Known for his refusal to believe in man-made climate change, Santorum referred to anti-fracking activists, the people who don’t want methane gas to explode from the faucet whenever it’s turned on, as a “reign of environmental terror.” He forgot to explain that he is a top recipient of money from drilling companies, and his campaign gets big oil bucks.
At least during the past month, Santorum has dropped his “income equality is good” and stop giving out food stamps campaign. Late night talk and comedy shows made mincemeat out him after this statement: “I don’t want to make black people’s lives better by giving them somebody else’s money. I want to give them the opportunity to go out and earn the money.”
Santorum is campaigning to end the secular state, science-based information, education, and women’s health care with the return of patriarchy and the demonization of everybody but white, heterosexual, right-wing Christian males. Most conservative pundits recognize that he would be a lost cause as a nominee; even Santorum-supporter Rush Limbaugh said he “cringed” when he heard Santorum’s comment that he voted against his principles because politics is a “team sport.”

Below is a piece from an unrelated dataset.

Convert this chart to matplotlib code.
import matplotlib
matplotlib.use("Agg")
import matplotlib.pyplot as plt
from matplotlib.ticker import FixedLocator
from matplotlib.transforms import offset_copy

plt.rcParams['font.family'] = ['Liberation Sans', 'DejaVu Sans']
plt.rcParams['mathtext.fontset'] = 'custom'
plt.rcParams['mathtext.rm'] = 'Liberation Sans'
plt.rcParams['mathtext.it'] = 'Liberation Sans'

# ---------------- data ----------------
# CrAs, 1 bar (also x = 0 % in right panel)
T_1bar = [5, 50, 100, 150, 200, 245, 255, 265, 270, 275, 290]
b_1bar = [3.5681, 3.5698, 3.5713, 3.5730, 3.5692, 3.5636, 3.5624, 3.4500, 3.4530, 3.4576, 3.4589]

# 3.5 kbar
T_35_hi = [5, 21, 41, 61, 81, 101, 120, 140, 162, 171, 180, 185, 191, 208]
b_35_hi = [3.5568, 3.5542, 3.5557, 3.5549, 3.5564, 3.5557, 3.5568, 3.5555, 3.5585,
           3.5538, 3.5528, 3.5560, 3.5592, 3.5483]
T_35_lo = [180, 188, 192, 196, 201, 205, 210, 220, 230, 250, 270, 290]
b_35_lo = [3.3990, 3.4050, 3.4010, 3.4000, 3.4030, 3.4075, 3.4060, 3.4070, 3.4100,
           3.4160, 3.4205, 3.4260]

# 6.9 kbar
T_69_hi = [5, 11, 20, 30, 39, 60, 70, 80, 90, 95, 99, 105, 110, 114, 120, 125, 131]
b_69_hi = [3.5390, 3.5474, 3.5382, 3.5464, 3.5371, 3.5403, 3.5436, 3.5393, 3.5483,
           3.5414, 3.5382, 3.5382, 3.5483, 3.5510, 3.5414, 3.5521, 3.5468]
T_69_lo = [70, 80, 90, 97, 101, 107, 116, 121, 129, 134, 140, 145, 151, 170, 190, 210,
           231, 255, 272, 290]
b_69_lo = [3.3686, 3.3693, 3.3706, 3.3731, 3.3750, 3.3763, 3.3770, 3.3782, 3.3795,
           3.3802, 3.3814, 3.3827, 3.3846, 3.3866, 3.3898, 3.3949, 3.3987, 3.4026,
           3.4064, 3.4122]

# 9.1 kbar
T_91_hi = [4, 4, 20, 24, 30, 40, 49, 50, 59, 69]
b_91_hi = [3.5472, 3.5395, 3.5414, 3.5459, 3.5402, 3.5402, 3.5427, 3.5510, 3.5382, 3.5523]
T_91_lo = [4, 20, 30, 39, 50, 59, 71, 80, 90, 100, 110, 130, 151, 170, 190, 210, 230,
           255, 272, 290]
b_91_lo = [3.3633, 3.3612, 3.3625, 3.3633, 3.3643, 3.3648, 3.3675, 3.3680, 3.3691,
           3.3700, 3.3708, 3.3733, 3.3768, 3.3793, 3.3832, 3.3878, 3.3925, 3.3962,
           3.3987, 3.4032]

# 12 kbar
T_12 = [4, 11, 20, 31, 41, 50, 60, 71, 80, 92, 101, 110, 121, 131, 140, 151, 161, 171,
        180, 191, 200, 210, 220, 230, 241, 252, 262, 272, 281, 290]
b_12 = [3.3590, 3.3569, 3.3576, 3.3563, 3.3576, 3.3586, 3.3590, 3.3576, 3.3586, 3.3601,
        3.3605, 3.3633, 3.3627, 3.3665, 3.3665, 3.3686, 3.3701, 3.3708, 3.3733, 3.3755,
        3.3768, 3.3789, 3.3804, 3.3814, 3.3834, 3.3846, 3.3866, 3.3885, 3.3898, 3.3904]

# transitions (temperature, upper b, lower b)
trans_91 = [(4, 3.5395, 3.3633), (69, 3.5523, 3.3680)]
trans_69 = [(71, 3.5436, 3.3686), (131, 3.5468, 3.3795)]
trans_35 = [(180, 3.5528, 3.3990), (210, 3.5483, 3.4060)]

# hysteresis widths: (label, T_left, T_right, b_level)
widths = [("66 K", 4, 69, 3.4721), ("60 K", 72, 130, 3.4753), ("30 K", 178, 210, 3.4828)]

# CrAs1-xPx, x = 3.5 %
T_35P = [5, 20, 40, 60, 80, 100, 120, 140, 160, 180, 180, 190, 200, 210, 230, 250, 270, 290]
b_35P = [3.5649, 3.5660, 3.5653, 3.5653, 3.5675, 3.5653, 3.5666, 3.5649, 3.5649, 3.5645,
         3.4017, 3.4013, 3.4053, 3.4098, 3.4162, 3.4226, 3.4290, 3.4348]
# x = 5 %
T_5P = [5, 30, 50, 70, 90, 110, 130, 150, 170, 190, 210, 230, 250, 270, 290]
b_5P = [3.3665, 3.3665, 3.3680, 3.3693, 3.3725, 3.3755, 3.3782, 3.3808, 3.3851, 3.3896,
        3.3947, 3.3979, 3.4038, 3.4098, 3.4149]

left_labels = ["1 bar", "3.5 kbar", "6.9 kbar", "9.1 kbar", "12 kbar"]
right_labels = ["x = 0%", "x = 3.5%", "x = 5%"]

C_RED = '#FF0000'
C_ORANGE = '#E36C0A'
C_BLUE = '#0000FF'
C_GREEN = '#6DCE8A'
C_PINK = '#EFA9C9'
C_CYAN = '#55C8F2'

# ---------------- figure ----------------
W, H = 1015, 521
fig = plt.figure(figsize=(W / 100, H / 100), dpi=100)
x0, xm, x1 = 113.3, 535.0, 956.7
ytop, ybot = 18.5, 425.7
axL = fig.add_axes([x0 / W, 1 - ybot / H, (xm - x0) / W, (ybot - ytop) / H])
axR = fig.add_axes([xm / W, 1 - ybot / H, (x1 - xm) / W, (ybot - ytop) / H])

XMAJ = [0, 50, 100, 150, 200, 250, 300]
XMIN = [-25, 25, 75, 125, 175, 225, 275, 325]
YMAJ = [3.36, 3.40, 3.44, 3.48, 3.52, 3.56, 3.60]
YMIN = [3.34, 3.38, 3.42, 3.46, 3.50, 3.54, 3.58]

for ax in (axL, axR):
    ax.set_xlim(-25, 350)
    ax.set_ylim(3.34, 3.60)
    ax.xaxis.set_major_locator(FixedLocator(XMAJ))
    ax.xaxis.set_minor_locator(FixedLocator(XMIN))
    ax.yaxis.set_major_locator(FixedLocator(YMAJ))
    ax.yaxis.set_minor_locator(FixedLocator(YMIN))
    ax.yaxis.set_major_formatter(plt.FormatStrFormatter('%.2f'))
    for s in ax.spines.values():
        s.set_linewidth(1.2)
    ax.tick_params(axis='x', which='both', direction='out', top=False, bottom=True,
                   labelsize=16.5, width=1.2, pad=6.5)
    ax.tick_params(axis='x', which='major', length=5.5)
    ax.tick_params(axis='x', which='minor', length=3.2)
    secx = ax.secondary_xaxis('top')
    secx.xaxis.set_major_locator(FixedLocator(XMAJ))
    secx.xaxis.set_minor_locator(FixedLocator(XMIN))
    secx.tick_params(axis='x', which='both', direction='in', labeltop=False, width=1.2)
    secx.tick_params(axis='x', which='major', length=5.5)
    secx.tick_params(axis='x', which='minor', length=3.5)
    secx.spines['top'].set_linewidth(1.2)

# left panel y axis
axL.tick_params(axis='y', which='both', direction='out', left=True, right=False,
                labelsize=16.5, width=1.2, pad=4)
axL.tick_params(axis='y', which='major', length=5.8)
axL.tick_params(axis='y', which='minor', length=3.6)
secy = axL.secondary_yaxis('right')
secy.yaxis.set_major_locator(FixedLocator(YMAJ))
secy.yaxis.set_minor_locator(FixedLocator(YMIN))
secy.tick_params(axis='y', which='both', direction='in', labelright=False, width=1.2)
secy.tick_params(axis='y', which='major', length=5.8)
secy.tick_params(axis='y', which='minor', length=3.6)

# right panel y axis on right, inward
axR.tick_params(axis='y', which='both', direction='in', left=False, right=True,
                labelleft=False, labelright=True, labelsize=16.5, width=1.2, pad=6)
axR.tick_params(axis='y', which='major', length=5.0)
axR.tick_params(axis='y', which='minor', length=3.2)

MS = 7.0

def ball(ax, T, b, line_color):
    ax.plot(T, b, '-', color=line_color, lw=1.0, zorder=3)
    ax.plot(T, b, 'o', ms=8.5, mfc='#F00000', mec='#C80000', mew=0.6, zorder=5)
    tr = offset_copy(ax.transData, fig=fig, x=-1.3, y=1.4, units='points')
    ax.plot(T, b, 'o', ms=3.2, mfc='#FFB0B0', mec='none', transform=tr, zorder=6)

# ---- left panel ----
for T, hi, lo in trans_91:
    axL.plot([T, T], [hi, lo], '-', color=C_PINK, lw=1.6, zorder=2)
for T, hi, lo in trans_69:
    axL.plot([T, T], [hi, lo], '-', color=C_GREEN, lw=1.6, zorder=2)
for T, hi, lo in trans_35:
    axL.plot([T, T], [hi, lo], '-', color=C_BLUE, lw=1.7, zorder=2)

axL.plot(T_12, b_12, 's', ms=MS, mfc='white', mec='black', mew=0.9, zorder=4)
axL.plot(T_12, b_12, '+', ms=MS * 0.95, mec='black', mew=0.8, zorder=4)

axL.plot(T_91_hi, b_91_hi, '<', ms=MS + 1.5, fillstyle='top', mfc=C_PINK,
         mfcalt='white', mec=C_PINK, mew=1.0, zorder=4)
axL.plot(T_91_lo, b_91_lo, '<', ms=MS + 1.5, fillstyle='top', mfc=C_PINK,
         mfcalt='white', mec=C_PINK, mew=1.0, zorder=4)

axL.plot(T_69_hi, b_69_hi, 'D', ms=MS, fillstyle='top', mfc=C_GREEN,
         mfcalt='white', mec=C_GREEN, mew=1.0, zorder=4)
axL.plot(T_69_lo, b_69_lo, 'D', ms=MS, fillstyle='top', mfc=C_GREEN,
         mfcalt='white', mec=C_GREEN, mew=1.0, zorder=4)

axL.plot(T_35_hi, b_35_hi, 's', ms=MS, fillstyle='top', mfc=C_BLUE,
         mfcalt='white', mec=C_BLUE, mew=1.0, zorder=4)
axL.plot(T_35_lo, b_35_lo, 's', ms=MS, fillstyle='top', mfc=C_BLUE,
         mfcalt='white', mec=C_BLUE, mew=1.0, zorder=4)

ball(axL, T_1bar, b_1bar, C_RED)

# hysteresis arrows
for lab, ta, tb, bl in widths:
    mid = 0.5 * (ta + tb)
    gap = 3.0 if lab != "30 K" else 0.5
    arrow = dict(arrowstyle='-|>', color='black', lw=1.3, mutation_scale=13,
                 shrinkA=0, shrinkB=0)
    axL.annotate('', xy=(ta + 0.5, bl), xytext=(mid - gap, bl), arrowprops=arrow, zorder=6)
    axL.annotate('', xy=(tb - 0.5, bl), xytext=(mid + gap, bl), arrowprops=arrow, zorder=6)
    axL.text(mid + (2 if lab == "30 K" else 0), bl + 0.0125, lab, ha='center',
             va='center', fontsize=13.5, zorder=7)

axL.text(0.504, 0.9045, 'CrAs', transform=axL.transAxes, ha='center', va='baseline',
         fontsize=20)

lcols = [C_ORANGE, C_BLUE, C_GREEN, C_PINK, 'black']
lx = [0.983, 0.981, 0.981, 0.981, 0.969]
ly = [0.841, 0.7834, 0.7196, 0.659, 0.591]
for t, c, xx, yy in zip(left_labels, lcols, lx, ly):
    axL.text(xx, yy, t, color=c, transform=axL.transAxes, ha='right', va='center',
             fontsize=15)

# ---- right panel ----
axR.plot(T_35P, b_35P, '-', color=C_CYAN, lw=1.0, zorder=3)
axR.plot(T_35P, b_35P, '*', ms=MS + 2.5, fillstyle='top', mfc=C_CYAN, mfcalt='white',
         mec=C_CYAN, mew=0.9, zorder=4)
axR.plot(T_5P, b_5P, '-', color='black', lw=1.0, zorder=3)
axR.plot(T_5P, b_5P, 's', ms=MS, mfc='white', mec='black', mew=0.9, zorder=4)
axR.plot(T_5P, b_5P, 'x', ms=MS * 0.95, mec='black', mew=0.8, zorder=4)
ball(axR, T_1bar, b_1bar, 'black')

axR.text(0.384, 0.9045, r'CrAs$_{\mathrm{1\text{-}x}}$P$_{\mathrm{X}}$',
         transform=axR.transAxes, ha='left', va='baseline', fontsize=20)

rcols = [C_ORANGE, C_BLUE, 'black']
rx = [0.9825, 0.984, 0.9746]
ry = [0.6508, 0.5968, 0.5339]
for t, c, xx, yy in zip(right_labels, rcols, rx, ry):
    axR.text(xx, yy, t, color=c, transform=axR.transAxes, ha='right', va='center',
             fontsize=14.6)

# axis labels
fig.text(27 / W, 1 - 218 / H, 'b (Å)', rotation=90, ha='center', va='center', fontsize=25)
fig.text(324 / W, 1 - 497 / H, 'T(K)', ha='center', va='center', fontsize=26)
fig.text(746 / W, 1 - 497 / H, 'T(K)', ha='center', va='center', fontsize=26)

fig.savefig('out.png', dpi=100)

In her poem at Bill Clinton’s first inauguration, Maya Angelou showed the way thatClinton’s administration wanted to be inclusive:
So say the Asian, the Hispanic, the Jew
The African and Native American, the Sioux,
The Catholic, the Muslim, the French, the Greek
The Irish, the Rabbi, the Priest, the Sheikh,
The Gay, the Straight, the Preacher,
The privileged, the homeless, the Teacher.
Reading these lines makes me think about the people who Santorum would exclude from having rights, despite the U.S. Constitution: all women who want reproductive rights including birth control, all men who want their sexual partners to use birth control, all unmarried adults who wish to have consensual sex, all people who are not members of the Catholic or evangelical churches, all LGBT people, all people of color, all college-educated people, and all people who want a public education. His exclusionary believes leave about 5 percent of the people under the great tent of this nation—as far as Santorum is concerned.